OUR IMPACT

Over 25 YEARS OF SUCCESS IN ACADEMIA AND ARTS !!

International reach for our local students

Our arts program features two award-winning youth steel orchestras  (multiple time champions at the Virginia Beach International Pan Festival). The bands have played before audiences throughout the United States, and in Trinidad & Tobago, Canada, and Senegal. Such audiences included CAFE family and supporters, community members, diplomats, presidents, First Ladies, activists, and various professionals. We have hosted youth bands from Trinidad & Tobago and Belize. Our repertoire covers all genres, with a focus on contributions from the African, Caribbean, and Latin American diaspora. We expose students to diverse cultural practices, including languages, dance forms, cuisines, fashions and arts.  CAFE encourages inclusion, understanding and tolerance for all cultures, (especially those considered marginalized and less visible to mainstream viewers). We currently serve over 200 youths and 300 adults.

our students. our legacy.

our students. our legacy.

This family has seen so much success at CAFE. While one has graduated from high school, the younger remains at CAFE and continues to blossom !

From low income to high success!

For over 25 years CAFE has provided arts-based academic instruction to over 2,000 youths in low-income, underserved communities through our after-school and Saturday academy programs. These programs teach performing and visual art forms (music [theory & steelpan], dance, painting, sculpture, videography and photography) helping students achieve success in traditional academic subjects, (e.g.,math, reading, and science).
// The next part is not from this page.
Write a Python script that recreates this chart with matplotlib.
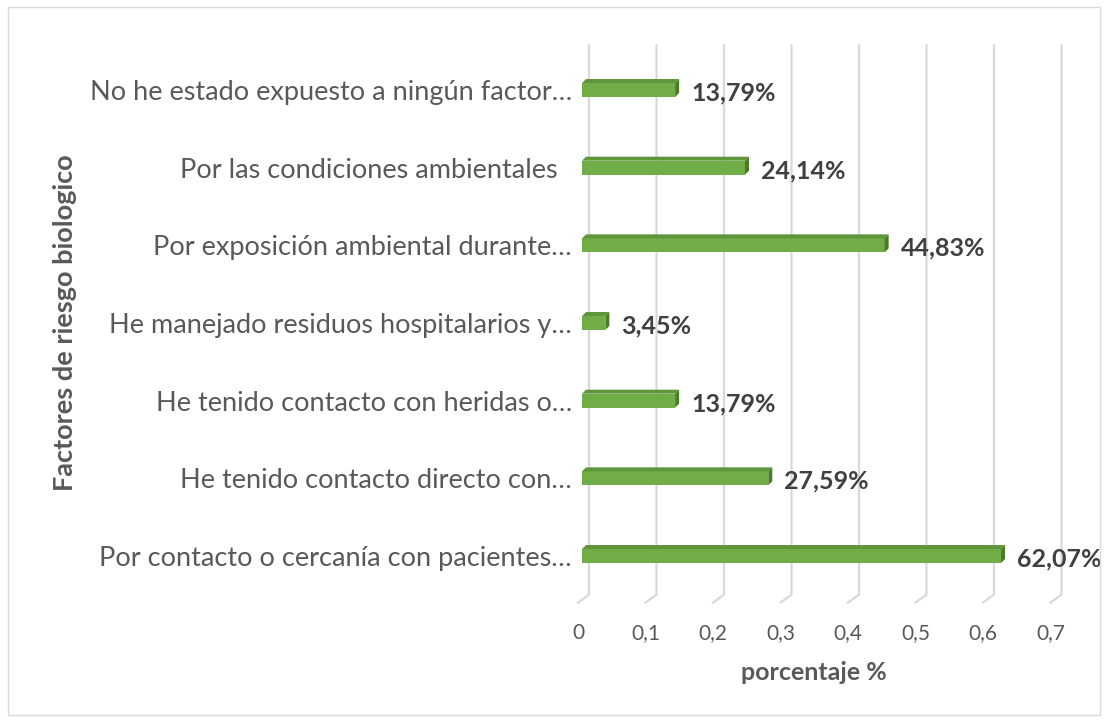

We are about history in the making!

Our students excel at state

and regional competitions

Our arts integrated project-based curricula builds competence and instills self-confidence in children as they (1) acquire requisite scholastic skills, and (2) complete complex assignments, often in competitive environments. Competitions include Robotics tournaments, chess matches, mock legal trials. Students partner with college mentors to produce fictional and non-fictional narratives, and present physics-based steelpan exhibitions at Princeton University’s Young Women’s Conference annually.

In short, we are a family because we all believe that it takes a village to raise our children successfully.